## START Stored data

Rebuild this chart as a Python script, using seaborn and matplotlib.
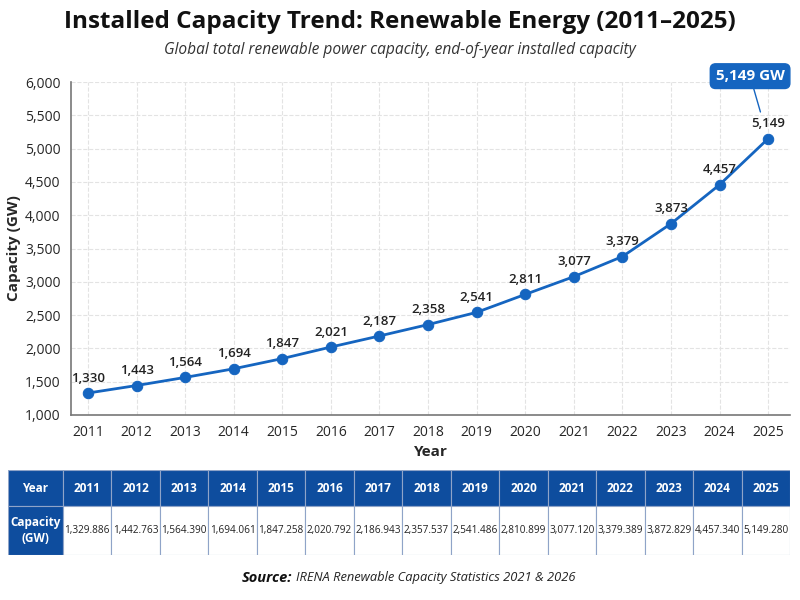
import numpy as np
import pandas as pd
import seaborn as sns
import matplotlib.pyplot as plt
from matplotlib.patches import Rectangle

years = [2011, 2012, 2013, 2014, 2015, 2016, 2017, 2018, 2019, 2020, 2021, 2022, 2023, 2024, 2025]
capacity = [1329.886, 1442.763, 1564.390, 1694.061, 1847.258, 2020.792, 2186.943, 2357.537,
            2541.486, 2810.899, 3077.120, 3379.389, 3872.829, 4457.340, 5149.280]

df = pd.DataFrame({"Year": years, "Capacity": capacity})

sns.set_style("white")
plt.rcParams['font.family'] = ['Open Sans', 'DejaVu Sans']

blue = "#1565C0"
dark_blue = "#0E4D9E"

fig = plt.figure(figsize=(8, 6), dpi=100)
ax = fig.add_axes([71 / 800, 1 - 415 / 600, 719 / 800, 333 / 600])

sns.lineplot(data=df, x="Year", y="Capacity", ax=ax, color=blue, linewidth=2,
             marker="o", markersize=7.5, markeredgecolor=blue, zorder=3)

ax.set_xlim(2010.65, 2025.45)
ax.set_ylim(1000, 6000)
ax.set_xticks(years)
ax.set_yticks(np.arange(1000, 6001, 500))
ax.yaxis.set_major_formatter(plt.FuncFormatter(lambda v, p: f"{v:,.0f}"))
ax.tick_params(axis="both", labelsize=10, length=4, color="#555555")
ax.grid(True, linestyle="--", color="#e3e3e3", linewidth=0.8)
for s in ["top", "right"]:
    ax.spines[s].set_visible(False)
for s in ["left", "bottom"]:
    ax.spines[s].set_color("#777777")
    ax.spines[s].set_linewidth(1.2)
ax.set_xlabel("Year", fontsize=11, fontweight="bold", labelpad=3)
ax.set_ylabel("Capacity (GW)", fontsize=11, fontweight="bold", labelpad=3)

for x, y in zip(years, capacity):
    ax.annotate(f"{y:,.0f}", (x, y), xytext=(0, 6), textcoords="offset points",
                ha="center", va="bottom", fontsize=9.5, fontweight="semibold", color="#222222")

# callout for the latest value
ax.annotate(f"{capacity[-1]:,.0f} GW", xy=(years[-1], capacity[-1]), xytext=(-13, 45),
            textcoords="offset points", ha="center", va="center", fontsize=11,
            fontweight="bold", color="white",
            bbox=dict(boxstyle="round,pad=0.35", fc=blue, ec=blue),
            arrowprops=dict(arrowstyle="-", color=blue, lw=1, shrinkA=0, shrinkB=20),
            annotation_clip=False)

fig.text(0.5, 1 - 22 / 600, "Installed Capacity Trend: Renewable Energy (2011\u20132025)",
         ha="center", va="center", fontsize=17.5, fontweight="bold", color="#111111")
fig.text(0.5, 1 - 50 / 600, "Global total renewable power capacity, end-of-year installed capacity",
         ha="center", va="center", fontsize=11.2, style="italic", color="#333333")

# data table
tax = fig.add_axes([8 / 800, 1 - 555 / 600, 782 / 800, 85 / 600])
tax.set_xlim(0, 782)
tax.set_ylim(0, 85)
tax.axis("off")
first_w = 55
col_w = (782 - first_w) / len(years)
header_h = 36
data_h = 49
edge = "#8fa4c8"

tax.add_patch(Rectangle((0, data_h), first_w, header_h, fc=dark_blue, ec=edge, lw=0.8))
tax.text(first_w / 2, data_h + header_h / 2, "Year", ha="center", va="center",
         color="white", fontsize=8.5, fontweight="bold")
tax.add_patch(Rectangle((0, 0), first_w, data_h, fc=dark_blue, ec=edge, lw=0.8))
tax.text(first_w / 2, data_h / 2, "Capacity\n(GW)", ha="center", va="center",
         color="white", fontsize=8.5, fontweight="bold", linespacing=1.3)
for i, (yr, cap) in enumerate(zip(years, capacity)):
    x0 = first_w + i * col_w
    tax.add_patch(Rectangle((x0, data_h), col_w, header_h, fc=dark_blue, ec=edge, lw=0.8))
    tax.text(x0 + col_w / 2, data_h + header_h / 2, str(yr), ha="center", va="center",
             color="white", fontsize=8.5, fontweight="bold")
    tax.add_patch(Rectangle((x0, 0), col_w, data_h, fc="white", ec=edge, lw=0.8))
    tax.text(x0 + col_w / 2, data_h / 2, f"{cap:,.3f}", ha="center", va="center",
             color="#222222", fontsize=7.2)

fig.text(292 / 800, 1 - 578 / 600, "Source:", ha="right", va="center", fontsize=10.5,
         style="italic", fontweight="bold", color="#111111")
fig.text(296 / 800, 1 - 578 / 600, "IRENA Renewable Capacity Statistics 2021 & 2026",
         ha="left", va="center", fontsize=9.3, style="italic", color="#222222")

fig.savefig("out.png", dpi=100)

## END Stored data

- Problem description
Take the lines from the start of the material to the line with "from matplotlib.patches import Rectangle", both included, and transcribe them exactly without the pictures.

- Task output
Rebuild this chart as a Python script, using seaborn and matplotlib.
import numpy as np
import pandas as pd
import seaborn as sns
import matplotlib.pyplot as plt
from matplotlib.patches import Rectangle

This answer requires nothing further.